Diane Meier


Bloomsday at the Rosenbach Museum

This past weekend Frank and I were treated to a Bloomsday event that touched and delighted us, not only for its quality, its attention to detail, its pitch-perfect manners, but also for its overwhelming generosity. And about events - I don’t give complements lightly.

Here at MEIER, we have thirty years of client launches, anniversaries, market week events and corporate celebrations under our collective belts. We spent more than a million dollars in one evening for the fiftieth anniversary of a great magazine, we wrote and produced a book about the state and style of weddings across America (which required some serious study about celebrations, marital and otherwise). We’ve a history of managing top-notch market-do’s, from fashion to food, to retail - and we even considered launching a Neiman Marcus Christmas book with a real live cattle drive up Seventh Avenue. Okay, the mayor’s office proved more difficult to wrangle than the actual cattle promised to be – but – I’m just sayin’ – we’ve been there. And my praise for throwing the Great Event is not earned lightly.

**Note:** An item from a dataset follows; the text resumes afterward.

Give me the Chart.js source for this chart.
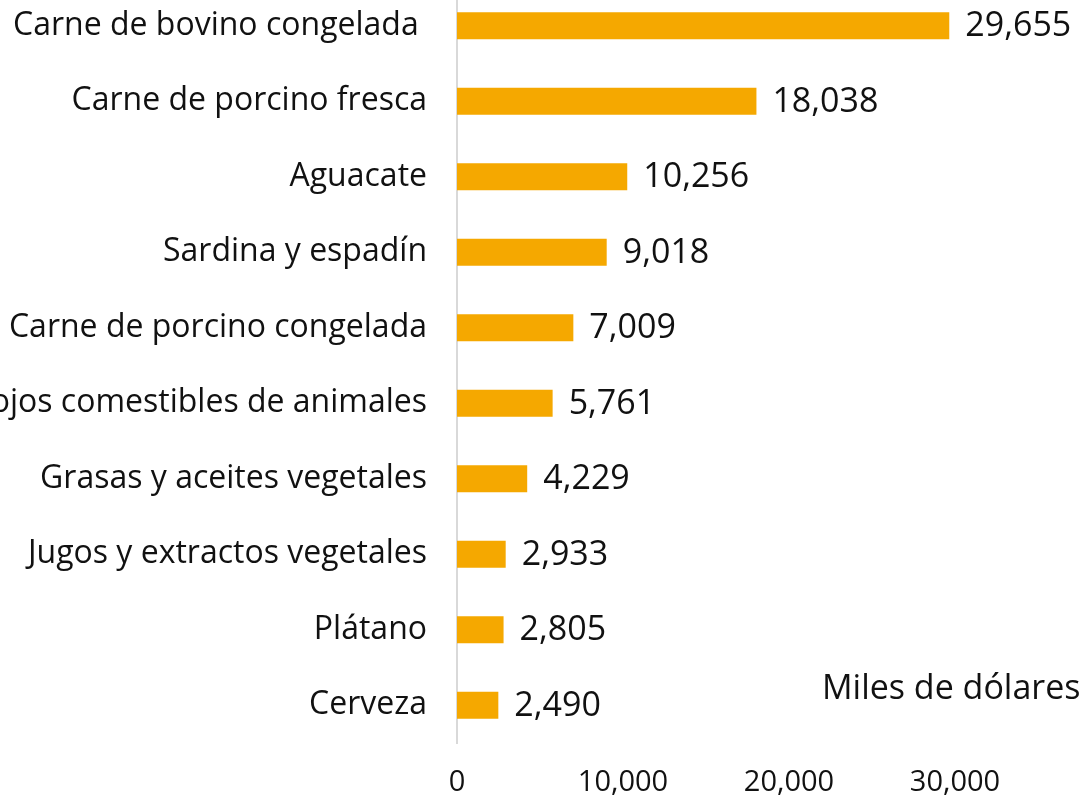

The Rosenbach Museum and Library in Philadelphia cleared all evidence of pre-Ulysses life (parked cars, most notably) from Delancey Place to set up a thousand chairs and make room and welcome for James Joyce and the love of that surrounds him and his great Ulysses. Their fourteenth annual Bloomsday celebration encompassed celebrities, singers, dignitaries, musicians and readings by the neighbors and friends of The Rosenbach. Perfectly timed, perfectly chosen. The audience was more than half the equation, attentive and comfortable in a crowd of like-minded pilgrims, following along on their own texts – many of which were visibly scribbled with notes. And there they happily stayed, for hours and hours and hours. Marvelous.

On an afternoon of incredible beauty – a great blue sky, the breeze rustling the papery leaves of the trees overhead, the dignity of the Rosenbach houses and the peaceful, quiet domesticity of the homes along Delancey Place, we heard the ancient Greek of Homer, read by one of Rosenbach’s brilliant archivists, set as our call to action. Ulysses was, indeed, on those shoulders. Frank followed with the lead passage – “Stately, plump Buck Mulligan….” and we were off and running. Through the day, singers of arias as rich and true as you’d find on a stage at the Met, and tenors singing songs Joyce may have sung himself, blended in perfect harmony with passages chosen to move us through the chapters of Ulysses in understanding and celebration. Someone must have made a pact with the ghosts of Sylvia Beach and Harriette Weaver. It seems as though they’re still watching out for their Jim. No sirens, no thunder, no squabbles. Not a song was lost. Not a chair was broken. No babies cried. Even the dogs held their barking for applause.

Frank writes movingly about the day here. I can only second the motion, but do so with great enthusiasm, and advise: If you have next year’s diary at hand, write in: “Philadelphia – Bloomsday - Rosenbach” right now, and make a reservation at a hotel near Rittenhouse Square. Or call your old college roommate – the one who lives in Philly - and ask if you might sleep on his couch next June 16th. It’s “worth the trip,” as Michelin used to say. It was, in short, the new standard of “How to throw a Bloomsday.” Never to be forgotten, I am so grateful I got to accompany their headliner.